Tuesday, July 29, 2008

Pakistan must tame its intelligence service

Worried about the Russians to their north and the Indians to the south, the generals who have ruled Pakistan for most of its 60 years of independence fashioned a powerful tool: Inter-Services Intelligence (ISI) became one of the world's most powerful spy services.

Now, decades later, Pakistan's new government is trying to rein in the ISI. This effort might not succeed, but the world should hope it does. Among other vital issues, Canadians have a stake in ISI's not-so-secret support for Afghanistan's Taliban guerrillas. ISI patronage of the Taliban is killing Canadian and allied soldiers and ordinary Afghans

Military influence stretches deep into Pakistan's business sector, as into politics. If the armed forces operate in some ways as a parallel government, then within the military, ISI in turn sometimes seems like a law unto itself, supporting Islamic terrorism in Kashmir and India, among other activities. And ISI worked with the U.S. to build up the Taliban against Soviet domination of Afghanistan.

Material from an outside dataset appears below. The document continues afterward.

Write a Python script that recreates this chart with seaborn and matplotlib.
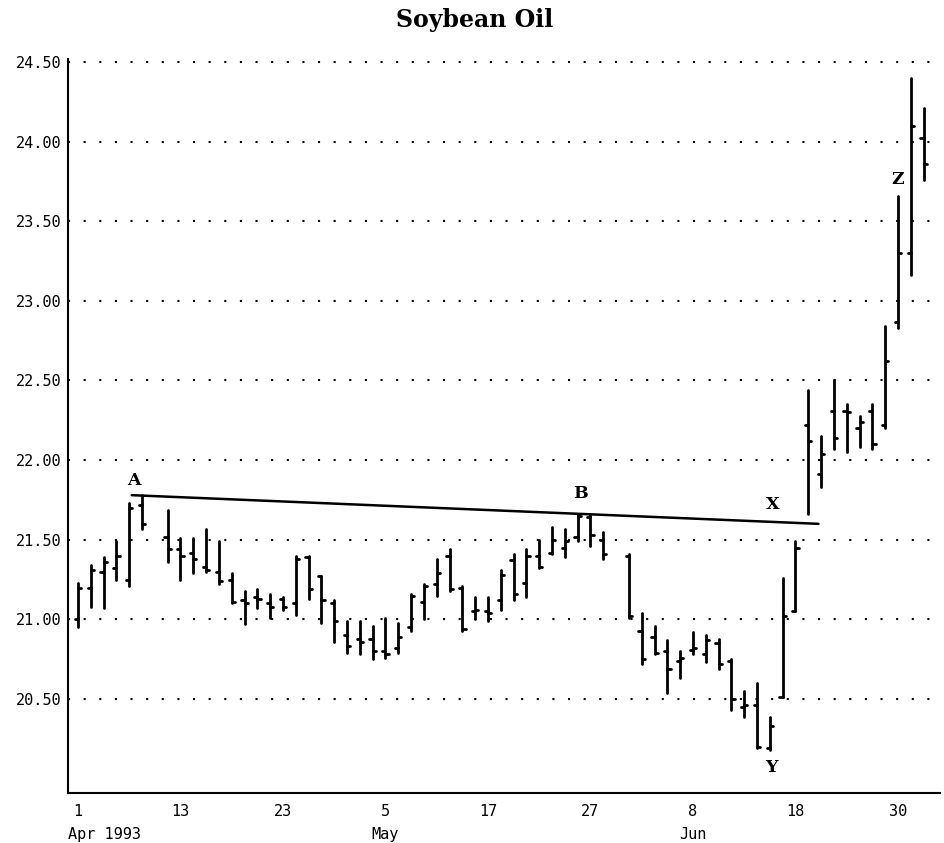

When the U.S. abruptly changed its view of the Taliban, after Sept. 11, 2001, so did Pakistan, officially. Although President Pervez Musharraf made some efforts to be a good ally, ISI kept right on aiding the Taliban. Today Pakistan's northwestern tribal areas shelter and nourish Taliban terror in Afghanistan.

That's the context in which Yousaf Raza Gilani, prime minister in Pakistan's new elected government, announced last week that the ISI would now report to the interior ministry, not the armed forces. It was no coincidence that the move came just before Gilani flew off to meet with U.S. President George W. Bush, whose administration has grown steadily more vocal about the ISI.

Pakistan's military high command and Musharraf, now nominally a civilian, did not welcome the change, and the government soon rescinded the announcement, apparently after ominous pressure from the armed forces. The struggle continues.